I’ve heard the association has concerns about toll roads. Truckers wouldn’t be required to use them, so why is it an issue for motor carriers?
FULTON: In regard to key corridors such as I-25 North, the only additional lanes that would be added would be managed or express lanes. These are really toll lanes unless one is in a three-plus carpools or bus. So, we would have the public through this measure help pay to build those lanes and then pay again every time that they wish to use them. This equates to double taxation. Further, these lanes truly are Lexus lanes which are beyond the means of most of the public. The cost to a driver traveling to and from work daily during the peak hours on the North I-25 Express Lane from U.S 36 to 120th Ave would be almost $2,000 per year. This cost is beyond the means of many in our state, especially those who have lower incomes.
Is the sales tax a better option than a gas tax? Most states have gone the gas tax route.
FULTON: It’s hard to say.

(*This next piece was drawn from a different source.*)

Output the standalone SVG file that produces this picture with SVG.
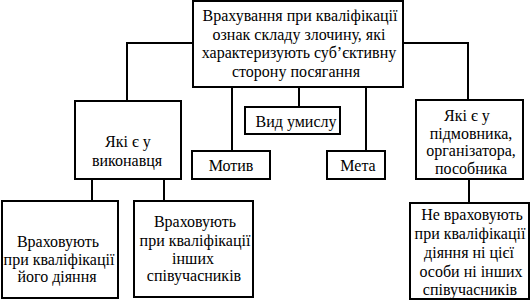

While sales tax appears to be polling better than a fuel tax in Colorado, this could be misleading based on the track record of other states. Fuel taxes are viewed by the public as more of a user fee which tends to be better understood as to its relationship to transportation needs. In addition each penny for fuel tax raises about $25 million so you would need to raise it substantially to generate the amount sought by the sponsors. In contrast sales tax cuts across everything that we buy (with some exceptions as listed in the bill) for many things have little relationship to transportation. Sales tax though generates a substantial amount of money and will continue to grow in the years ahead while fuel taxes may drop based on the efficiencies of vehicles.

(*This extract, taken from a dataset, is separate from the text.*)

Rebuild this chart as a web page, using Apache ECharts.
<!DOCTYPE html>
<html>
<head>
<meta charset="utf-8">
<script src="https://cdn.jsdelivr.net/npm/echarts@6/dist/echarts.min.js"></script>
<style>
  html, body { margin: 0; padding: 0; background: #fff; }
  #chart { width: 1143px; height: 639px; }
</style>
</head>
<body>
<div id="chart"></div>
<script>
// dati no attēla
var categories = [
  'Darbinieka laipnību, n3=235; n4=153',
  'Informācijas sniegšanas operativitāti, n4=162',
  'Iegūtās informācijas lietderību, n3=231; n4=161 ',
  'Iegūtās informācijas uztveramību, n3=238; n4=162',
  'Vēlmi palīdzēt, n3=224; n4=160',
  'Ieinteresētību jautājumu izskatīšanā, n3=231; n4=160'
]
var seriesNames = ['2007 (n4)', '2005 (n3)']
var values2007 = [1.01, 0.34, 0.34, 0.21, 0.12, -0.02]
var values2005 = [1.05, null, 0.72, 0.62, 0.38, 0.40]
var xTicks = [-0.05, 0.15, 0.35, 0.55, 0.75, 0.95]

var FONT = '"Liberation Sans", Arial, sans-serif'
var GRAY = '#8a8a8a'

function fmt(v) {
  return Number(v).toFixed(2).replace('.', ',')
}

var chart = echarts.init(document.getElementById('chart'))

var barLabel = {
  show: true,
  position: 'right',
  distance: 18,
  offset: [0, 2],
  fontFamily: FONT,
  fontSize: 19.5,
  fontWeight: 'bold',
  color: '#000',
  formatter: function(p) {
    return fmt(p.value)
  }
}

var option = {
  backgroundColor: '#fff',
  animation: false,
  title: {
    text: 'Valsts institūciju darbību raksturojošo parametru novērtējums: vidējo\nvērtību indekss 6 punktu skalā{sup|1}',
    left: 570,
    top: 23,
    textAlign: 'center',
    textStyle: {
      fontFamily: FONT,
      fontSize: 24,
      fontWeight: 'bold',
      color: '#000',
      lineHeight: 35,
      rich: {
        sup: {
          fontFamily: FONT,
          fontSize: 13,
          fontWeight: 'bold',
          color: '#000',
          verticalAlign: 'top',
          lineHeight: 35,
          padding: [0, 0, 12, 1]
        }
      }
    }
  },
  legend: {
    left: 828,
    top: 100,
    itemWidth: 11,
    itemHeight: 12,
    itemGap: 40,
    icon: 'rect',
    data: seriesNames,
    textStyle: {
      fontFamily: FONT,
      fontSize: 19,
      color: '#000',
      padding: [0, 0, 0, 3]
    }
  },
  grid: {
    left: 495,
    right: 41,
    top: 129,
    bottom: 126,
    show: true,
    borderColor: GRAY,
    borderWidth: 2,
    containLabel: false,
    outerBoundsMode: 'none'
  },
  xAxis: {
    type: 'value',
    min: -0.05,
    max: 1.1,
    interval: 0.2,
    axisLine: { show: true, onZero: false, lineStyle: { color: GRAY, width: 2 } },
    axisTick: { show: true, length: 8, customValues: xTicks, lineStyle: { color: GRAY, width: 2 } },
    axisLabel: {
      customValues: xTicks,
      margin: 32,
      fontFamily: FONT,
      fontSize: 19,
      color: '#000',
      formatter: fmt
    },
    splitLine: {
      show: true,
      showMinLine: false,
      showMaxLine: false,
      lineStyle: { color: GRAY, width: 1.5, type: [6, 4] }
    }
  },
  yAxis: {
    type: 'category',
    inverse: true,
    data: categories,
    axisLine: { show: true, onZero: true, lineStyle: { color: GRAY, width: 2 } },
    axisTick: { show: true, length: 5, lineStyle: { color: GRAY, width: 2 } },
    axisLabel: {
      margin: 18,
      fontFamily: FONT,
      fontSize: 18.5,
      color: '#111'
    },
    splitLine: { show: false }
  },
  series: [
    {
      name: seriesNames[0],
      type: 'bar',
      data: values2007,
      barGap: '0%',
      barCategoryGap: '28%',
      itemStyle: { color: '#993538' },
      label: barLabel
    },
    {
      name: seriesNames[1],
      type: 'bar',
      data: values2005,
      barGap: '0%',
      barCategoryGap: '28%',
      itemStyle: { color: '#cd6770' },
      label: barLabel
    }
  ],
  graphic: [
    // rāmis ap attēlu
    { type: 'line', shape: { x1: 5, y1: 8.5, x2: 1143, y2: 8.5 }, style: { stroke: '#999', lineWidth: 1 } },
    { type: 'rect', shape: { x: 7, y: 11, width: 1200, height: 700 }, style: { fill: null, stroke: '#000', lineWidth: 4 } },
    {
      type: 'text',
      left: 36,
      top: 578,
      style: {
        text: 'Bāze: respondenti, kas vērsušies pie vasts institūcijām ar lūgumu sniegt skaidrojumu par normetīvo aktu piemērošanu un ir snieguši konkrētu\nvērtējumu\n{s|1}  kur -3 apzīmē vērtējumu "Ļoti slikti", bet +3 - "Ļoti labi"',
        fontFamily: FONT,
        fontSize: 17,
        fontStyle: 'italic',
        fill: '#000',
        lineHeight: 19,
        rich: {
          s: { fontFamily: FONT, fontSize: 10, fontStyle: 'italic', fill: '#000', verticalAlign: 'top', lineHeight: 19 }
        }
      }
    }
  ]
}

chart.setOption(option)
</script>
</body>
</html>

Can you quantify the cost of Colorado’s traffic jams and lack of repairs to truckers? Will the HB 1242 help or hurt the ultimate cost of goods to consumers?
FULTON: The U.S. DOT recently estimated that congestion in the Denver Metropolitan Area cost businesses, using trucks, over $1 million per day.
That figure doesn’t even take into account the costs of gridlock for our companies and other businesses on I-25 in northern Colorado or on I-70 West from Denver. The time and cost for freight movement in the state will continue to rise unless key transportation improvements are made.